Earlier on February 20, Medvedchuk called the sanctions "illegitimate" and "illegal."

Ukraine on February 2 sanctioned Taras Kozak and three television stations he formally owns. Ukrainian media say the media assets, which aired pro-Kremlin propaganda, really belong to Medvedchuk.

Medvedchuk, who is a lawmaker and chairman of the pro-Russia Opposition Platform For Life (OPZZh), criticized the moves against him and fellow party member Kozak.

"My fellow faction member Taras Kozak and I, as well as our family members, have been subjected to sanctions illegally and without any evidence," Medvedchuk told Russia's Interfax on February 20. "As a specialist in law, I can say that all these sanctions that the sitting administration has imposed on me, my family, my associates, and journalists are illegitimate and cannot be imposed other than through a court ruling."

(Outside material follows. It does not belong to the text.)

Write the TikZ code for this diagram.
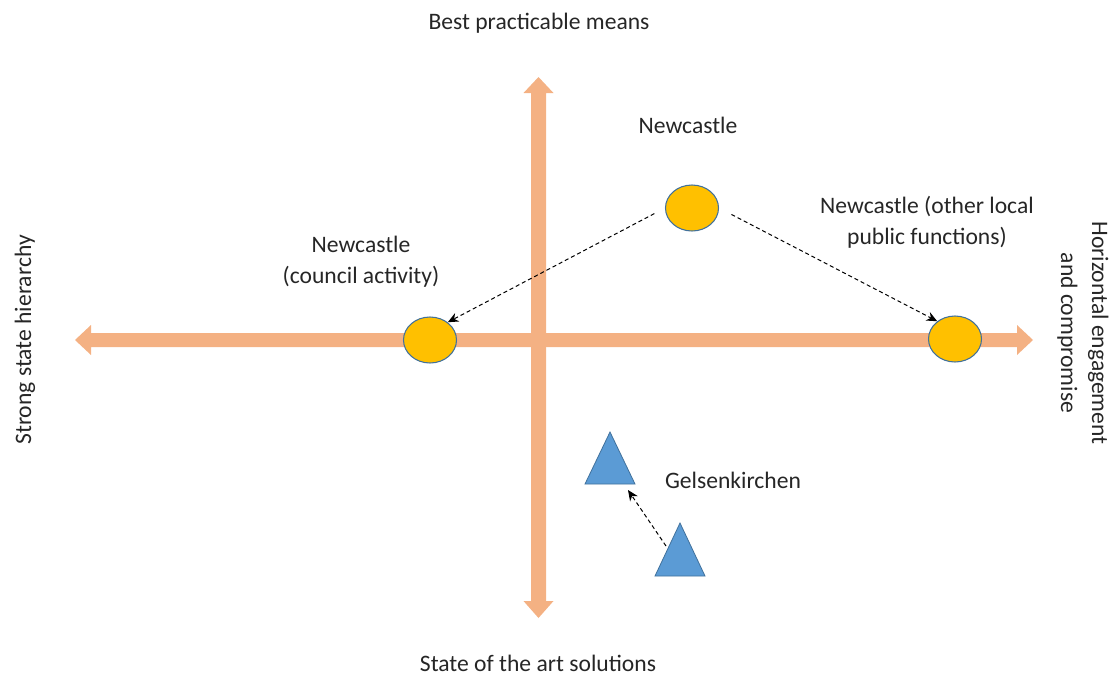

He vowed that he would not flee the country following the measures taken against him, which the Kremlin on February 20 called "very alarming."

In a separate move, Zelenskiy’s government recently launched a criminal investigation into meddling in the 2020 U.S. presidential election.

Ukrainian individuals are accused of seeking to harm the campaign of U.S. President Joe Biden by publishing alleged recordings of his conversations while he served as vice president overseeing the Obama administration’s relationship with Kyiv.

Godfather Putin

Medvedchuk is the head of the political council of the OPZZh, which is the largest opposition group in the Ukrainian parliament. He is one of the party’s 44 deputies in the 450-seat legislature.

Medvedchuk has a warm personal relationship with Putin, who is the godfather of his daughter. The lawmaker was sanctioned by the United States in 2014 for undermining democracy in Ukraine.

Ukraine said it is investigating Medvedchuk and the other individuals on suspicion of “financing terrorism.” The sanctions are tied to exports of coal to Russia from a separatist-held region in eastern Ukraine.

Russia-backed separatists took control of parts of the Donetsk and Luhansk regions after Ukrainian protesters toppled pro-Kremlin President Viktor Yanukovych in 2014.

Profits from the illegal coal trade allegedly funded the three TV channels Medvedchuk reportedly owns. Ukrainian media reported about the illegal coal sales as early as 2016.

Ukraine also said on February 19 that it is seizing PrykarpatZakhidtrans, an oil product pipeline owned by offshore companies reportedly connected to Medvedchuk.

The OPZZh has sharply criticized the sanctions and asset seizure, calling it "the destruction of Ukrainian democracy."

Political analysts say the moves by the Zelenskiy administration could be an attempt to cozy up to the Biden administration following Kyiv’s strained relationship with former President Donald Trump.

“I would see this [action] more as Zelenskiy trying to demonstrate to Washington that he will be a good partner,” John Herbst, the former U.S. ambassador to Ukraine and an analyst at the Atlantic Council think tank, said about the timing of the Medvedchuk sanctions.